▸ **WHAT IS EXPECTED**
Set down each line of the data below exactly as it stands, dropping the pictures.

▸ **DATA EXCERPT**
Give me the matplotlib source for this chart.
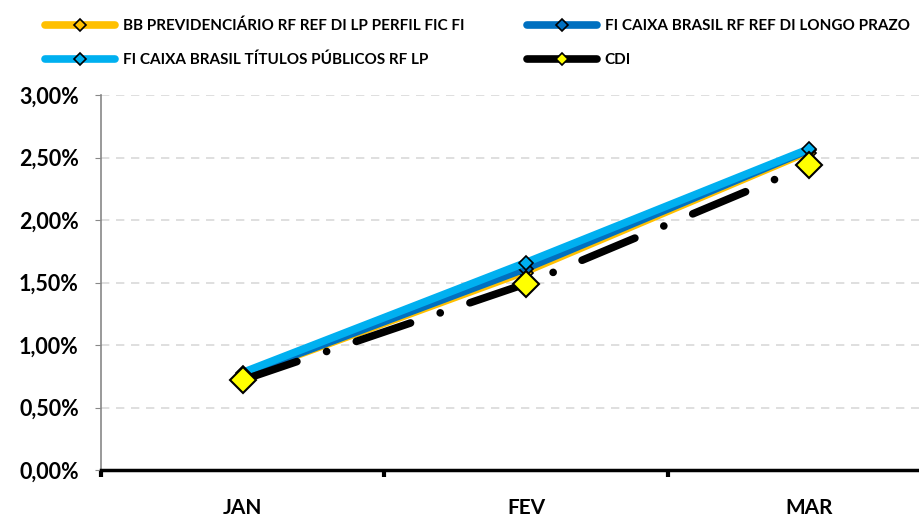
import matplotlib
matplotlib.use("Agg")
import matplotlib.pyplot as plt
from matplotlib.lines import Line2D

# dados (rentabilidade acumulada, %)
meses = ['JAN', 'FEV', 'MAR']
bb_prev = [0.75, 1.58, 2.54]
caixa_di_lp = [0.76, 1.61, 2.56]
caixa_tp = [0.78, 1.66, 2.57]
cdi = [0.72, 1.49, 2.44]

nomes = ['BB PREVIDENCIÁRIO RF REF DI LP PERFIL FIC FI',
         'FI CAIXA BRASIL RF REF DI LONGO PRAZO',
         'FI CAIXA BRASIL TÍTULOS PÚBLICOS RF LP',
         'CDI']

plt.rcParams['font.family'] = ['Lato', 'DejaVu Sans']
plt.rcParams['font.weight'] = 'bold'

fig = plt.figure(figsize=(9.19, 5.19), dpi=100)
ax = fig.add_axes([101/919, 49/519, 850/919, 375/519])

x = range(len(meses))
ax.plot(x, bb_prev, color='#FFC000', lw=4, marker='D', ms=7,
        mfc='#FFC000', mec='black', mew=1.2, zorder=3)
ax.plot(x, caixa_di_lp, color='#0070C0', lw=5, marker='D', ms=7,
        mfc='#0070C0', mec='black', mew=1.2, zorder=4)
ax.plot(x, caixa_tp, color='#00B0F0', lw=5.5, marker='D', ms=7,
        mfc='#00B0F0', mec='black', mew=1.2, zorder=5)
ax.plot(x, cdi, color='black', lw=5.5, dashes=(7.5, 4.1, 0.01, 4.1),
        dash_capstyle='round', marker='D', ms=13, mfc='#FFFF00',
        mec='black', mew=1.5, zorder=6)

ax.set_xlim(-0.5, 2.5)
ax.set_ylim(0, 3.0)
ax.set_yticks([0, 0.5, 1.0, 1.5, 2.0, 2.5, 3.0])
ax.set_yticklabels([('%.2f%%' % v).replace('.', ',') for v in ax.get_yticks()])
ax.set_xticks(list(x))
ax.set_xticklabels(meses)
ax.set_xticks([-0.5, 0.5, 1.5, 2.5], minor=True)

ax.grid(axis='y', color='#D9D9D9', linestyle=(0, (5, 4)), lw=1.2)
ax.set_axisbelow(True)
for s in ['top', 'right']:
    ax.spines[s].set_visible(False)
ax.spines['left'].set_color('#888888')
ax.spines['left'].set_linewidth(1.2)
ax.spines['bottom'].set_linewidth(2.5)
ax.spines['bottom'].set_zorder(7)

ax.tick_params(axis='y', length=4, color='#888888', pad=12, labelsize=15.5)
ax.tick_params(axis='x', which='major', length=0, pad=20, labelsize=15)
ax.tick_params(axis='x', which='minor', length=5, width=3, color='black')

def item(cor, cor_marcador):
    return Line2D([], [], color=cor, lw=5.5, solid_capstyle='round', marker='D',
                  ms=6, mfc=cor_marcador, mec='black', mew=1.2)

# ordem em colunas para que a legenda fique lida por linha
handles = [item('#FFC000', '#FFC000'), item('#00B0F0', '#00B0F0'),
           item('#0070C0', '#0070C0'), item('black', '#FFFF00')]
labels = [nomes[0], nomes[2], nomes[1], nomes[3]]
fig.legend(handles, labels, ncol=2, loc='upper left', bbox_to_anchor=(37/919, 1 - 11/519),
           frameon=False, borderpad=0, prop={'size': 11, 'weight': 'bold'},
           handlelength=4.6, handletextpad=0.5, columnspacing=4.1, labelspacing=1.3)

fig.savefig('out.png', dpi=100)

▸ **OUTPUT**
Give me the matplotlib source for this chart.
import matplotlib
matplotlib.use("Agg")
import matplotlib.pyplot as plt
from matplotlib.lines import Line2D

# dados (rentabilidade acumulada, %)
meses = ['JAN', 'FEV', 'MAR']
bb_prev = [0.75, 1.58, 2.54]
caixa_di_lp = [0.76, 1.61, 2.56]
caixa_tp = [0.78, 1.66, 2.57]
cdi = [0.72, 1.49, 2.44]

nomes = ['BB PREVIDENCIÁRIO RF REF DI LP PERFIL FIC FI',
         'FI CAIXA BRASIL RF REF DI LONGO PRAZO',
         'FI CAIXA BRASIL TÍTULOS PÚBLICOS RF LP',
         'CDI']

plt.rcParams['font.family'] = ['Lato', 'DejaVu Sans']
plt.rcParams['font.weight'] = 'bold'

fig = plt.figure(figsize=(9.19, 5.19), dpi=100)
ax = fig.add_axes([101/919, 49/519, 850/919, 375/519])

x = range(len(meses))
ax.plot(x, bb_prev, color='#FFC000', lw=4, marker='D', ms=7,
        mfc='#FFC000', mec='black', mew=1.2, zorder=3)
ax.plot(x, caixa_di_lp, color='#0070C0', lw=5, marker='D', ms=7,
        mfc='#0070C0', mec='black', mew=1.2, zorder=4)
ax.plot(x, caixa_tp, color='#00B0F0', lw=5.5, marker='D', ms=7,
        mfc='#00B0F0', mec='black', mew=1.2, zorder=5)
ax.plot(x, cdi, color='black', lw=5.5, dashes=(7.5, 4.1, 0.01, 4.1),
        dash_capstyle='round', marker='D', ms=13, mfc='#FFFF00',
        mec='black', mew=1.5, zorder=6)

ax.set_xlim(-0.5, 2.5)
ax.set_ylim(0, 3.0)
ax.set_yticks([0, 0.5, 1.0, 1.5, 2.0, 2.5, 3.0])
ax.set_yticklabels([('%.2f%%' % v).replace('.', ',') for v in ax.get_yticks()])
ax.set_xticks(list(x))
ax.set_xticklabels(meses)
ax.set_xticks([-0.5, 0.5, 1.5, 2.5], minor=True)

ax.grid(axis='y', color='#D9D9D9', linestyle=(0, (5, 4)), lw=1.2)
ax.set_axisbelow(True)
for s in ['top', 'right']:
    ax.spines[s].set_visible(False)
ax.spines['left'].set_color('#888888')
ax.spines['left'].set_linewidth(1.2)
ax.spines['bottom'].set_linewidth(2.5)
ax.spines['bottom'].set_zorder(7)

ax.tick_params(axis='y', length=4, color='#888888', pad=12, labelsize=15.5)
ax.tick_params(axis='x', which='major', length=0, pad=20, labelsize=15)
ax.tick_params(axis='x', which='minor', length=5, width=3, color='black')

def item(cor, cor_marcador):
    return Line2D([], [], color=cor, lw=5.5, solid_capstyle='round', marker='D',
                  ms=6, mfc=cor_marcador, mec='black', mew=1.2)

# ordem em colunas para que a legenda fique lida por linha
handles = [item('#FFC000', '#FFC000'), item('#00B0F0', '#00B0F0'),
           item('#0070C0', '#0070C0'), item('black', '#FFFF00')]
labels = [nomes[0], nomes[2], nomes[1], nomes[3]]
fig.legend(handles, labels, ncol=2, loc='upper left', bbox_to_anchor=(37/919, 1 - 11/519),
           frameon=False, borderpad=0, prop={'size': 11, 'weight': 'bold'},
           handlelength=4.6, handletextpad=0.5, columnspacing=4.1, labelspacing=1.3)

fig.savefig('out.png', dpi=100)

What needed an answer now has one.